======== Data section
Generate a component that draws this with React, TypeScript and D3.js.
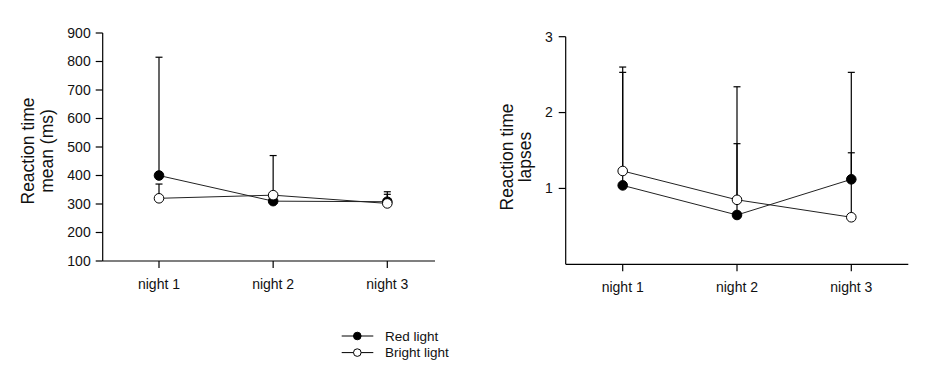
import React from "react";
import * as d3 from "d3";

const categories = ["night 1", "night 2", "night 3"];

// Left panel: Reaction time mean (ms)
const meanRed = [400, 310, 308];
const meanRedErr = [815, 325, 343];
const meanBright = [320, 331, 302];
const meanBrightErr = [370, 470, 334];
const meanTicks = [100, 200, 300, 400, 500, 600, 700, 800, 900];

// Right panel: Reaction time lapses
const lapsesRed = [1.04, 0.65, 1.12];
const lapsesRedErr = [2.6, 1.59, 1.47];
const lapsesBright = [1.23, 0.85, 0.62];
const lapsesBrightErr = [2.53, 2.34, 2.53];
const lapsesTicks = [1, 2, 3];

const legendLabels = ["Red light", "Bright light"];

const FONT = "Arial, 'Liberation Sans', sans-serif";

type PanelProps = {
  x0: number;
  x1: number;
  yTop: number;
  yBot: number;
  catRange: [number, number];
  domain: [number, number];
  ticks: number[];
  red: number[];
  redErr: number[];
  bright: number[];
  brightErr: number[];
  title: string[];
  titleX: number[];
  titleY: number;
  labelGap: number;
};

function Panel(p: PanelProps) {
  const x = d3.scalePoint<string>().domain(categories).range(p.catRange);
  const y = d3.scaleLinear().domain(p.domain).range([p.yBot, p.yTop]);
  const line = d3
    .line<number>()
    .x((_, i) => x(categories[i]) as number)
    .y((d) => y(d));
  const tickLen = 7;
  const cap = 3.5;
  const series = [
    { vals: p.red, err: p.redErr, fill: "#000" },
    { vals: p.bright, err: p.brightErr, fill: "#fff" },
  ];
  return (
    <g>
      {/* axes */}
      <line x1={p.x0} x2={p.x0} y1={p.yTop} y2={p.yBot} stroke="#000" strokeWidth={1.2} />
      <line x1={p.x0} x2={p.x1} y1={p.yBot} y2={p.yBot} stroke="#000" strokeWidth={1.2} />
      {p.ticks.map((t) => (
        <g key={t}>
          <line x1={p.x0 - tickLen} x2={p.x0} y1={y(t)} y2={y(t)} stroke="#000" strokeWidth={1.2} />
          <text
            x={p.x0 - tickLen - p.labelGap}
            y={y(t)}
            dy="0.35em"
            textAnchor="end"
            fontSize={14}
            fontFamily={FONT}
            fill="#111"
          >
            {t}
          </text>
        </g>
      ))}
      {categories.map((c) => (
        <g key={c}>
          <line x1={x(c)} x2={x(c)} y1={p.yBot} y2={p.yBot + tickLen} stroke="#000" strokeWidth={1.2} />
          <text
            x={x(c)}
            y={p.yBot + 28}
            textAnchor="middle"
            fontSize={14}
            fontFamily={FONT}
            fill="#111"
          >
            {c}
          </text>
        </g>
      ))}
      {/* title */}
      <g transform={`rotate(-90)`}>
        {p.title.map((t, i) => (
          <text
            key={t}
            x={-p.titleY}
            y={p.titleX[i]}
            textAnchor="middle"
            fontSize={17.5}
            fontFamily={FONT}
            fill="#111"
          >
            {t}
          </text>
        ))}
      </g>
      {/* error bars */}
      {series.map((s, si) =>
        s.vals.map((v, i) => {
          const cx = x(categories[i]) as number;
          return (
            <g key={`e${si}${i}`}>
              <line x1={cx} x2={cx} y1={y(v)} y2={y(s.err[i])} stroke="#000" strokeWidth={1.2} />
              <line x1={cx - cap} x2={cx + cap} y1={y(s.err[i])} y2={y(s.err[i])} stroke="#000" strokeWidth={1.2} />
            </g>
          );
        })
      )}
      {/* lines */}
      {series.map((s, si) => (
        <path key={`l${si}`} d={line(s.vals) || ""} fill="none" stroke="#222" strokeWidth={1} />
      ))}
      {/* points */}
      {series.map((s, si) =>
        s.vals.map((v, i) => (
          <circle
            key={`c${si}${i}`}
            cx={x(categories[i]) as number}
            cy={y(v)}
            r={4.8}
            fill={s.fill}
            stroke="#000"
            strokeWidth={1}
          />
        ))
      )}
    </g>
  );
}

export default function App() {
  return (
    <svg
      width={925}
      height={376}
      style={{ position: "absolute", left: 0, top: 0, background: "#fff" }}
    >
      <rect width={925} height={376} fill="#fff" />
      <Panel
        x0={102.7}
        x1={435}
        yTop={33}
        yBot={261}
        catRange={[159, 387.3]}
        domain={[100, 900]}
        ticks={meanTicks}
        red={meanRed}
        redErr={meanRedErr}
        bright={meanBright}
        brightErr={meanBrightErr}
        title={["Reaction time", "mean (ms)"]}
        titleX={[34, 53]}
        titleY={151}
        labelGap={5}
      />
      <Panel
        x0={565.7}
        x1={908.3}
        yTop={36.7}
        yBot={264.3}
        catRange={[622.7, 851.3]}
        domain={[0, 3]}
        ticks={lapsesTicks}
        red={lapsesRed}
        redErr={lapsesRedErr}
        bright={lapsesBright}
        brightErr={lapsesBrightErr}
        title={["Reaction time", "lapses"]}
        titleX={[513, 531]}
        titleY={157}
        labelGap={6}
      />
      {/* legend */}
      {legendLabels.map((lab, i) => {
        const ly = 336 + i * 16.6;
        return (
          <g key={lab}>
            <line x1={341.7} x2={373.3} y1={ly} y2={ly} stroke="#000" strokeWidth={1} />
            <circle cx={357.3} cy={ly} r={3.8} fill={i === 0 ? "#000" : "#fff"} stroke="#000" strokeWidth={1} />
            <text x={385} y={ly} dy="0.35em" fontSize={13.5} fontFamily={FONT} fill="#111">
              {lab}
            </text>
          </g>
        );
      })}
    </svg>
  );
}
================
What the task requires: Leave out the pictures and reproduce the rest of the listing exactly.

Complete response:
Generate a component that draws this with React, TypeScript and D3.js.
import React from "react";
import * as d3 from "d3";

const categories = ["night 1", "night 2", "night 3"];

// Left panel: Reaction time mean (ms)
const meanRed = [400, 310, 308];
const meanRedErr = [815, 325, 343];
const meanBright = [320, 331, 302];
const meanBrightErr = [370, 470, 334];
const meanTicks = [100, 200, 300, 400, 500, 600, 700, 800, 900];

// Right panel: Reaction time lapses
const lapsesRed = [1.04, 0.65, 1.12];
const lapsesRedErr = [2.6, 1.59, 1.47];
const lapsesBright = [1.23, 0.85, 0.62];
const lapsesBrightErr = [2.53, 2.34, 2.53];
const lapsesTicks = [1, 2, 3];

const legendLabels = ["Red light", "Bright light"];

const FONT = "Arial, 'Liberation Sans', sans-serif";

type PanelProps = {
  x0: number;
  x1: number;
  yTop: number;
  yBot: number;
  catRange: [number, number];
  domain: [number, number];
  ticks: number[];
  red: number[];
  redErr: number[];
  bright: number[];
  brightErr: number[];
  title: string[];
  titleX: number[];
  titleY: number;
  labelGap: number;
};

function Panel(p: PanelProps) {
  const x = d3.scalePoint<string>().domain(categories).range(p.catRange);
  const y = d3.scaleLinear().domain(p.domain).range([p.yBot, p.yTop]);
  const line = d3
    .line<number>()
    .x((_, i) => x(categories[i]) as number)
    .y((d) => y(d));
  const tickLen = 7;
  const cap = 3.5;
  const series = [
    { vals: p.red, err: p.redErr, fill: "#000" },
    { vals: p.bright, err: p.brightErr, fill: "#fff" },
  ];
  return (
    <g>
      {/* axes */}
      <line x1={p.x0} x2={p.x0} y1={p.yTop} y2={p.yBot} stroke="#000" strokeWidth={1.2} />
      <line x1={p.x0} x2={p.x1} y1={p.yBot} y2={p.yBot} stroke="#000" strokeWidth={1.2} />
      {p.ticks.map((t) => (
        <g key={t}>
          <line x1={p.x0 - tickLen} x2={p.x0} y1={y(t)} y2={y(t)} stroke="#000" strokeWidth={1.2} />
          <text
            x={p.x0 - tickLen - p.labelGap}
            y={y(t)}
            dy="0.35em"
            textAnchor="end"
            fontSize={14}
            fontFamily={FONT}
            fill="#111"
          >
            {t}
          </text>
        </g>
      ))}
      {categories.map((c) => (
        <g key={c}>
          <line x1={x(c)} x2={x(c)} y1={p.yBot} y2={p.yBot + tickLen} stroke="#000" strokeWidth={1.2} />
          <text
            x={x(c)}
            y={p.yBot + 28}
            textAnchor="middle"
            fontSize={14}
            fontFamily={FONT}
            fill="#111"
          >
            {c}
          </text>
        </g>
      ))}
      {/* title */}
      <g transform={`rotate(-90)`}>
        {p.title.map((t, i) => (
          <text
            key={t}
            x={-p.titleY}
            y={p.titleX[i]}
            textAnchor="middle"
            fontSize={17.5}
            fontFamily={FONT}
            fill="#111"
          >
            {t}
          </text>
        ))}
      </g>
      {/* error bars */}
      {series.map((s, si) =>
        s.vals.map((v, i) => {
          const cx = x(categories[i]) as number;
          return (
            <g key={`e${si}${i}`}>
              <line x1={cx} x2={cx} y1={y(v)} y2={y(s.err[i])} stroke="#000" strokeWidth={1.2} />
              <line x1={cx - cap} x2={cx + cap} y1={y(s.err[i])} y2={y(s.err[i])} stroke="#000" strokeWidth={1.2} />
            </g>
          );
        })
      )}
      {/* lines */}
      {series.map((s, si) => (
        <path key={`l${si}`} d={line(s.vals) || ""} fill="none" stroke="#222" strokeWidth={1} />
      ))}
      {/* points */}
      {series.map((s, si) =>
        s.vals.map((v, i) => (
          <circle
            key={`c${si}${i}`}
            cx={x(categories[i]) as number}
            cy={y(v)}
            r={4.8}
            fill={s.fill}
            stroke="#000"
            strokeWidth={1}
          />
        ))
      )}
    </g>
  );
}

export default function App() {
  return (
    <svg
      width={925}
      height={376}
      style={{ position: "absolute", left: 0, top: 0, background: "#fff" }}
    >
      <rect width={925} height={376} fill="#fff" />
      <Panel
        x0={102.7}
        x1={435}
        yTop={33}
        yBot={261}
        catRange={[159, 387.3]}
        domain={[100, 900]}
        ticks={meanTicks}
        red={meanRed}
        redErr={meanRedErr}
        bright={meanBright}
        brightErr={meanBrightErr}
        title={["Reaction time", "mean (ms)"]}
        titleX={[34, 53]}
        titleY={151}
        labelGap={5}
      />
      <Panel
        x0={565.7}
        x1={908.3}
        yTop={36.7}
        yBot={264.3}
        catRange={[622.7, 851.3]}
        domain={[0, 3]}
        ticks={lapsesTicks}
        red={lapsesRed}
        redErr={lapsesRedErr}
        bright={lapsesBright}
        brightErr={lapsesBrightErr}
        title={["Reaction time", "lapses"]}
        titleX={[513, 531]}
        titleY={157}
        labelGap={6}
      />
      {/* legend */}
      {legendLabels.map((lab, i) => {
        const ly = 336 + i * 16.6;
        return (
          <g key={lab}>
            <line x1={341.7} x2={373.3} y1={ly} y2={ly} stroke="#000" strokeWidth={1} />
            <circle cx={357.3} cy={ly} r={3.8} fill={i === 0 ? "#000" : "#fff"} stroke="#000" strokeWidth={1} />
            <text x={385} y={ly} dy="0.35em" fontSize={13.5} fontFamily={FONT} fill="#111">
              {lab}
            </text>
          </g>
        );
      })}
    </svg>
  );
}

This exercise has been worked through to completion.